È sempre andato tutto bene, ha promosso ogni tipo di prodotto le venisse proposto senza alcun imbarazzo?
In effetti ci sono stati due o tre casi in cui non ho ritenuto che la proposta commerciale fosse confacente al momento, al programma, all'ora. Si è aperta una discussione franca con la concessionaria e abbiamo risolto ogni problema. In due casi hanno ritenuto legittime le mie remore e nell'altro abbiamo fatto una variazione che rendeva tutto più accettabile.

Qual è il suo rapporto con Auditel e con gli ascolti?
Più tranquillo di quello di tanti miei colleghi, non ne sono ossessionata. Qui a Rete 4 c'è un filo di attenzione e di tensione in più, considerata la sfida che stiamo affrontando: la controprogrammazione è fortissima, andiamo in contemporanea per mezz'ora con due trasmissioni "mostre" come "Luna Park" e "Tira e Molla", ma comunque vado tranquilla. Se ti lasci coinvolgere dall'Auditel ti rovini la vita.
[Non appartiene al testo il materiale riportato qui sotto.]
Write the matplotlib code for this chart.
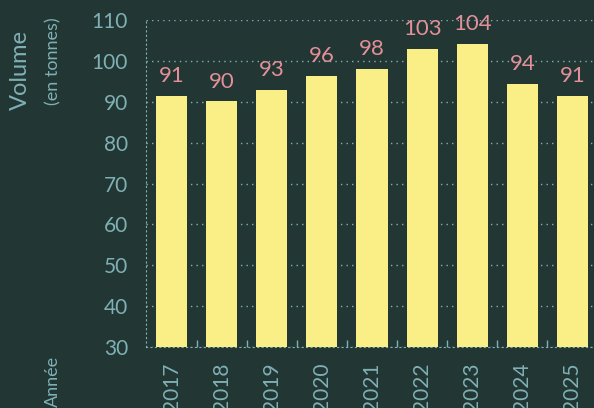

Cosa guarda in televisione?
Non ho molto tempo a disposizione ma tendenzialmente guarderei di tutto, arrivo tardi a casa e resto in piedi fino a notte fonda davanti al video. La domenica ad esempio, guardo sia "Domenica In" che "Buona Domenica", ho appena fatto una scorpacciata di Sanremo.

A proposito di Sanremo. Una valutazione secca: Pippo o Mike?
Credo che Mike sia stato bravissimo, ad un livello che non mi sarei aspettata. Ha retto alla grande, infilando ad arte qualche gaffes delle sue nel contesto, tenendo sempre il ritmo giusto, senza dilungarsi nelle celebrazioni in cui forse Pippo un po' eccedeva. Una conduzione sobria e stringata ma senza alcun difetto d'efficacia. Una conduzione vincente.

Riparteciperebbe al Festival?
Senza ombra di dubbio. Quest'anno ho fatto tastare il terreno al mio produttore che ha capito che in questa edizione non era aria. Alla Rai non gradivano, vedremo più avanti.